If this sounds far-fetched, keep in mind that hacking groups with connections to the Iranian government have been doing it with great success for a few years now, targeting companies, governments and universities with a wide array of sophisticated DNS hijacks. Other hackers deployed similar methods for years. Hackers hijacked Google’s DNS servers in 2014. And even ICANN’s domain names were hit by a DNS hijack in 2008.
Why Are So Few Businesses Adopting DNSSEC?
With hackers able to exploit this flaw for years, and organizations like ICANN sounding the alarm, why is DNSSEC adoption lagging?
- Low Information Environment: Virtually every article online describing DNS hijacking needs to explain what DNS is first. Complex tech issues often create priority gaps when cybersecurity experts fail to communicate why decision makers should commit resources to the implementation of DNSSEC.

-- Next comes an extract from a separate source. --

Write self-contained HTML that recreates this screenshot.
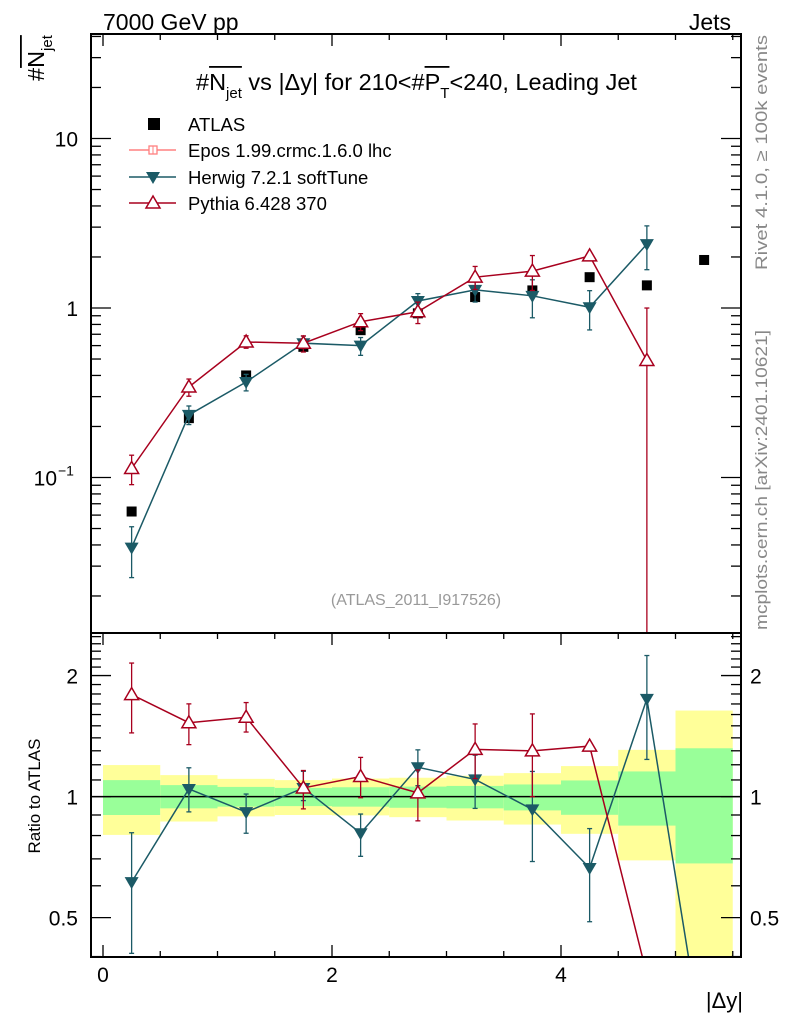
<!DOCTYPE html>
<html><head><meta charset="utf-8"><style>
html,body{margin:0;padding:0;background:#fff;overflow:hidden;width:786px;height:1024px;}
svg{display:block;font-family:"Liberation Sans",Arial,sans-serif;}
</style></head><body>
<svg id="c" width="786" height="1024" viewBox="0 0 786 1024" xmlns="http://www.w3.org/2000/svg">
<defs>
<clipPath id="cm"><rect x="91" y="34" width="650" height="599"/></clipPath>
<clipPath id="cr"><rect x="91" y="633" width="650" height="324"/></clipPath>
</defs>
<g id="bands" clip-path="url(#cr)"></g>
<g id="ratio" clip-path="url(#cr)"></g>
<g id="main" clip-path="url(#cm)"></g>
<g id="axes"></g>
<text x="103" y="30" font-size="23">7000 GeV pp</text>
<text x="731" y="30" font-size="23" text-anchor="end">Jets</text>
<g id="title">
<text id="tt" x="196" y="90" font-size="23.5">#N<tspan dy="8" font-size="15">jet</tspan><tspan dy="-8"> vs |Δy| for 210&lt;#P</tspan><tspan dy="8" font-size="15">T</tspan><tspan dy="-8">&lt;240, Leading Jet</tspan></text>
</g>
<g id="ytitle" transform="translate(44,81) rotate(-90)">
<text id="yt" x="0" y="0" font-size="23.5">#N<tspan dy="8" font-size="15">jet</tspan></text>
</g>
<text transform="translate(40,796) rotate(-90)" font-size="17" text-anchor="middle">Ratio to ATLAS</text>
<text x="743" y="1008" font-size="22" text-anchor="end">|Δy|</text>
<text transform="translate(767,270) rotate(-90)" font-size="17" fill="#888" textLength="235" lengthAdjust="spacingAndGlyphs">Rivet 4.1.0, ≥ 100k events</text>
<text transform="translate(767,630) rotate(-90)" font-size="17" fill="#888" textLength="300" lengthAdjust="spacingAndGlyphs">mcplots.cern.ch [arXiv:2401.10621]</text>
<text x="416" y="605" font-size="16" fill="#999" text-anchor="middle">(ATLAS_2011_I917526)</text>
<g id="legend"></g>
</svg>
<script>
const xCenters=[0.25,0.75,1.25,1.75,2.25,2.75,3.25,3.75,4.25,4.75,5.25];
const atlas=[0.063,0.224,0.40,0.59,0.74,0.93,1.16,1.27,1.52,1.36,1.92];
const bandYelUp=[1.198,1.131,1.107,1.099,1.109,1.114,1.127,1.144,1.191,1.307,1.637];
const bandYelDn=[0.803,0.867,0.893,0.900,0.898,0.889,0.872,0.852,0.808,0.694,0.30];
const bandGrnUp=[1.099,1.068,1.057,1.051,1.055,1.059,1.063,1.072,1.097,1.155,1.319];
const bandGrnDn=[0.900,0.935,0.944,0.947,0.944,0.938,0.935,0.924,0.901,0.847,0.682];
const herwig=[0.0386,0.234,0.366,0.62,0.60,1.10,1.28,1.18,1.01,2.38,0.44];
const herwigUp=[1.327,1.129,1.109,1.10,1.116,1.105,1.149,1.243,1.253,1.282,1];
const herwigDn=[0.665,0.877,0.886,0.93,0.876,0.90,0.847,0.742,0.735,0.707,1];
const pythia=[0.113,0.342,0.63,0.62,0.83,0.95,1.52,1.65,2.03,0.49];
const pythiaUp=[1.198,1.114,1.088,1.105,1.116,1.14,1.157,1.236,1.02,2.04];
const pythiaDn=[0.803,0.882,0.919,0.887,0.886,0.852,0.846,0.769,0.98,0.001];
const xTicks=[0,2,4];
const ratioTicks=[0.5,1,2];

const NS="http://www.w3.org/2000/svg";
const X=v=>103+v*114.5;
const Y=v=>308-Math.log10(v)*169.5;
const R=v=>796.6-Math.log10(v)*402;
function mk(p,tag,at){const e=document.createElementNS(NS,tag);for(const k in at)e.setAttribute(k,at[k]);p.appendChild(e);return e;}
const axes=document.getElementById('axes'),mainG=document.getElementById('main'),ratioG=document.getElementById('ratio'),bands=document.getElementById('bands'),leg=document.getElementById('legend');
const HW='#1b5a66',PY='#a8001e';

// overlines
function overline(textId,groupId,i0,i1,yy){
 const t=document.getElementById(textId);
 try{const a=t.getExtentOfChar(i0),b=t.getExtentOfChar(i1);
  mk(document.getElementById(groupId),'rect',{x:a.x,y:yy,width:b.x+b.width-a.x,height:1.8,fill:'#000'});}catch(e){}
}
// title: "#Njet vs |Δy| for 210<#PT<240..." ; N idx1, "jet" 2-4, P idx 23, T idx 24
const tstr=document.getElementById('tt').textContent;
const pIdx=tstr.indexOf('#P')+1;
overline('tt','title',1,4,66);
overline('tt','title',pIdx,pIdx+1,66);
overline('yt','ytitle',1,4,-24);

// bands
xCenters.forEach((c,i)=>{
 const x0=X(c-0.25),w=X(c+0.25)-x0;
 let r=mk(bands,'rect',{x:x0,y:R(bandYelUp[i]),width:w,height:R(bandYelDn[i])-R(bandYelUp[i]),fill:'#ffff99'});
 
 r=mk(bands,'rect',{x:x0,y:R(bandGrnUp[i]),width:w,height:R(bandGrnDn[i])-R(bandGrnUp[i]),fill:'#99ff99'});
 
});
let l1=mk(ratioG,'line',{x1:91,x2:741,y1:R(1),y2:R(1),stroke:'#000','stroke-width':1.5});


function errbar(g,x,y1,y2,col){mk(g,'line',{x1:x,x2:x,y1:y1,y2:y2,stroke:col,'stroke-width':1.3});
 mk(g,'line',{x1:x-2.5,x2:x+2.5,y1:y1,y2:y1,stroke:col,'stroke-width':1.3});mk(g,'line',{x1:x-2.5,x2:x+2.5,y1:y2,y2:y2,stroke:col,'stroke-width':1.3});}
function tri(g,x,y,col,down){const s=7;
 if(down)return mk(g,'path',{d:`M${x-s},${y-5}L${x+s},${y-5}L${x},${y+7}Z`,fill:col});
 return mk(g,'path',{d:`M${x-s},${y+5}L${x+s},${y+5}L${x},${y-7}Z`,fill:'#fff',stroke:col,'stroke-width':1.5});}

// ATLAS main
xCenters.forEach((c,i)=>{
 const g=mk(mainG,'g',{});
 
 const x=X(c);
 mk(g,'rect',{x:x-5,y:Y(atlas[i])-5,width:10,height:10,fill:'#000'});
});
function series(vals,up,dn,col,down,name,nMain){
 const n=Math.min(vals.length,nMain);
 let pts=[];for(let i=0;i<n;i++)pts.push(X(xCenters[i])+','+Y(vals[i]));
 let pl=mk(mainG,'polyline',{points:pts.join(' '),fill:'none',stroke:col,'stroke-width':1.5});
 
 for(let i=0;i<n;i++){const g=mk(mainG,'g',{});
  
  const x=X(xCenters[i]);errbar(g,x,Y(vals[i]*up[i]),Y(vals[i]*dn[i]),col);tri(g,x,Y(vals[i]),col,down);}
 let rp=[];vals.forEach((v,i)=>rp.push(X(xCenters[i])+','+R(v/atlas[i])));
 pl=mk(ratioG,'polyline',{points:rp.join(' '),fill:'none',stroke:col,'stroke-width':1.5});
 
 for(let i=0;i<n;i++){const r=vals[i]/atlas[i];if(r<0.4)continue;
  const g=mk(ratioG,'g',{});
  
  const x=X(xCenters[i]);errbar(g,x,R(r*up[i]),R(r*dn[i]),col);tri(g,x,R(r),col,down);}
}
series(herwig,herwigUp,herwigDn,HW,true,'herwig',10);
series(pythia,pythiaUp,pythiaDn,PY,false,'pythia',10);

// frames
[[34,633],[633,957]].forEach(([t,b])=>{let f=mk(axes,'rect',{x:91,y:t,width:650,height:b-t,fill:'none',stroke:'#000','stroke-width':2});
 });
// x ticks
for(let v=0;v<=5.5;v+=0.5){const x=X(v),L=(v%2===0)?12:6;
 [[34,1],[633,1],[957,-1]].forEach(([y,s])=>{mk(axes,'line',{x1:x,x2:x,y1:y,y2:y+s*L,stroke:'#000','stroke-width':1.3});});}
xTicks.forEach(v=>{const t=mk(axes,'text',{x:X(v),y:982,'font-size':21,'text-anchor':'middle'});t.textContent=v;
 });
// main y ticks
for(let d=-2;d<=1;d++)for(let m=1;m<=9;m++){const v=m*Math.pow(10,d),y=Y(v);if(y<34||y>633)continue;const L=m===1?20:10;
 mk(axes,'line',{x1:91,x2:91+L,y1:y,y2:y,stroke:'#000','stroke-width':1.3});mk(axes,'line',{x1:741,x2:741-L,y1:y,y2:y,stroke:'#000','stroke-width':1.3});}
[['10',10],['1',1]].forEach(([s,v])=>{const t=mk(axes,'text',{x:78,y:Y(v)+8,'font-size':21,'text-anchor':'end'});t.textContent=s;
 });
let tm=mk(axes,'text',{x:57,y:Y(0.1)+8,'font-size':21,'text-anchor':'end'});tm.textContent='10';

tm=mk(axes,'text',{x:58,y:Y(0.1)-2,'font-size':14});tm.textContent='−1';
// ratio y ticks
for(let k=4;k<=25;k++){const v=k/10,y=R(v);if(y<633||y>957)continue;const L=(k===5||k===10||k===20)?20:10;
 mk(axes,'line',{x1:91,x2:91+L,y1:y,y2:y,stroke:'#000','stroke-width':1.3});mk(axes,'line',{x1:741,x2:741-L,y1:y,y2:y,stroke:'#000','stroke-width':1.3});}
ratioTicks.forEach(v=>{[[78,'end'],[750,'start']].forEach(([x,a])=>{const t=mk(axes,'text',{x:x,y:R(v)+8,'font-size':21,'text-anchor':a});t.textContent=v;
 });});

// legend
const legNames=['ATLAS','Epos 1.99.crmc.1.6.0 lhc','Herwig 7.2.1 softTune','Pythia 6.428 370'];
const legY=[124,150,177,203];
legNames.forEach((n,i)=>{const g=mk(leg,'g',{});
 
 const y=legY[i];
 if(i===0)mk(g,'rect',{x:148,y:y-6,width:12,height:12,fill:'#000'});
 else{const col=[null,'#ff8080',HW,PY][i];mk(g,'line',{x1:129,x2:176,y1:y,y2:y,stroke:col,'stroke-width':1.5});
  if(i===1){mk(g,'rect',{x:149,y:y-4,width:8,height:8,fill:'#fff',stroke:col,'stroke-width':1.3});mk(g,'line',{x1:153,x2:153,y1:y-4,y2:y+4,stroke:col});}
  else tri(g,153,y,col,i===2);}
 const t=mk(g,'text',{x:188,y:y+7,'font-size':18.5});t.textContent=n;});
</script>
</body></html>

- DNSSEC Requires Experts: It takes a qualified IT person to check DNS settings to identify a hijack, and an even more qualified person to implement DNSSEC to prevent it. The reluctance to implement stems from widespread obsolescence. Internal networks and corporate intranets often require extensive structural re-working to accommodate DNSSEC. A misconfiguration could effectively take an entire business offline, or worse, open it to a wide array of cyberattacks.
- No One’s Doing It: Getting executives to commit sufficient resources to cybersecurity is a struggle, and when everyone else isn’t following a protocol it’s even harder. DNSSEC depends on widespread compliance. Businesses still haven’t reached a tipping point where it’s viewed as a requirement.
Hackers and other bad actors on the world stage are constantly evolving. Cybersecurity should be front and center in every boardroom and government agency. All too often it is not. The fact that state actors have been stepping up DNS hijacks on businesses and government sites of late should be no surprise. The door’s been wide open for more than a decade.